How do other people gesture? When you watch other people talk, do they gesture? How? What gestures do they use? Build what I call a “gesture vocabulary” by being more sensitive to other types and styles of gestures. Don’t worry about doing it exactly. That’s not the point. Do it so it fits you. You can’t help but personalize it to you, making it your own.
Now, all that said, you can’t think about what your hands are doing when you’re presenting. Your focus should be on what you’re saying, with the gestures and body language emphasizing and underscoring your points. Gestures follow words, not the other ways around. Or, think of it this way: get more comfortable using your hands and body when you talk. So, when you actually present, it’ll be an extension of your personality, not a robotic performance.

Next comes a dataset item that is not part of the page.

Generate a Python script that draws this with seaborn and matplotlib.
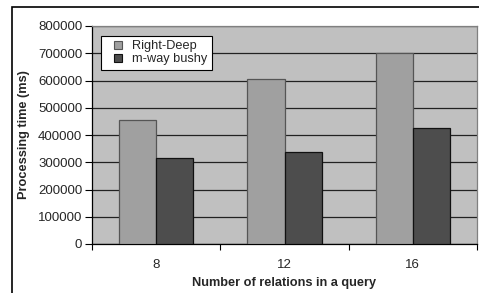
import pandas as pd
import matplotlib
matplotlib.use("Agg")
import matplotlib.pyplot as plt
import seaborn as sns
from matplotlib.patches import Rectangle
from matplotlib.lines import Line2D

# data
relations = ["8", "12", "16"]
right_deep = [456000, 607000, 700000]
mway_bushy = [315000, 339000, 427000]
series = ["Right-Deep", "m-way bushy"]

df = pd.DataFrame({
    "relations": relations * 2,
    "time": right_deep + mway_bushy,
    "plan": [series[0]] * 3 + [series[1]] * 3,
})

sns.set_style("white")
plt.rcParams["font.family"] = ["Liberation Sans", "DejaVu Sans"]

fig = plt.figure(figsize=(4.79, 2.93), dpi=100)
ax = fig.add_axes([92 / 479, 49 / 293, 385 / 479, 218 / 293])
ax.set_facecolor("#C0C0C0")

colors = ["#A0A0A0", "#4D4D4D"]
edges = ["#555555", "#111111"]
sns.barplot(data=df, x="relations", y="time", hue="plan", order=relations,
            hue_order=series, palette=dict(zip(series, colors)), width=0.58,
            gap=0, saturation=1, ax=ax, zorder=3, legend=False)
for cont, ec in zip(ax.containers, edges):
    for bar in cont:
        bar.set_edgecolor(ec)
        bar.set_linewidth(0.9)

ax.set_ylim(0, 800000)
ax.set_xlim(-0.5, 2.5)
yt = list(range(0, 800001, 100000))
ax.set_yticks(yt)
ax.set_yticklabels([str(v) for v in yt], fontsize=9.5)
ax.yaxis.grid(True, color="#222222", linewidth=0.9, zorder=0)
ax.set_axisbelow(True)
ax.tick_params(axis="y", length=5, width=0.8, color="black", direction="out", left=True, pad=2)

# category ticks sit between the groups, labels in the middle
ax.set_xticks([-0.5, 0.5, 1.5, 2.5])
ax.set_xticklabels([""] * 4)
ax.set_xticks([0, 1, 2], minor=True)
ax.set_xticklabels(relations, minor=True, fontsize=9.5)
ax.tick_params(axis="x", which="major", length=4, width=0.8, color="black", direction="out", bottom=True)
ax.tick_params(axis="x", which="minor", length=0, pad=11)

for side in ["top", "right"]:
    ax.spines[side].set_color("#808080")
    ax.spines[side].set_linewidth(0.9)
for side in ["left", "bottom"]:
    ax.spines[side].set_color("black")
    ax.spines[side].set_linewidth(0.9)

ax.set_xlabel("Number of relations in a query", fontsize=9.2, fontweight="bold", labelpad=4)
ax.set_ylabel("Processing time (ms)", fontsize=9.2, fontweight="bold", labelpad=6)

handles = [Line2D([], [], linestyle="none", marker="s", markersize=5.5,
                  markerfacecolor=c, markeredgecolor=ec, markeredgewidth=0.8)
           for c, ec in zip(colors, edges)]
leg = ax.legend(handles, series, loc="upper left", bbox_to_anchor=(9 / 385, 208 / 218),
                fontsize=9.2, frameon=True, fancybox=False, edgecolor="black",
                framealpha=1, handlelength=2.0, handletextpad=0.1,
                borderpad=0.35, labelspacing=0.05, borderaxespad=0)
leg.get_frame().set_linewidth(0.8)

# outer frame around the chart
fig.patches.append(Rectangle((12 / 479, -0.05), 1.1, 1.05 - 7 / 293,
                             transform=fig.transFigure, fill=False,
                             edgecolor="black", linewidth=1.2))

fig.savefig("out.png", dpi=100)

Caveat #1: Are remote controls are bad? No, not if you allow your fingers to move naturally when you’re holding the remote. The key is to hold the remote control firmly in the cock of your hand, the webbed part of your hand between your thumb and index finger. (Anatomically, it’s known as the “thenar space.”) Use your thumb to keep the control in place, allowing your fingers to move naturally. If colleagues notice that the remote control is becoming a dead weight, then put it down. You don’t want one-sided gestures.
Caveat #2: A note
about culture. Perhaps more than eye contact and voice, gestures are filled with cultural meanings. An “OK” sign in the United States has a compltely different meaning in other countries. If you are presenting, either formally or informally in another country, I strongly suggest you read up on the different gestures in your visited country to ensure you know which gestures are appropriate, and to understand the gestures of your audience, hosts and guests.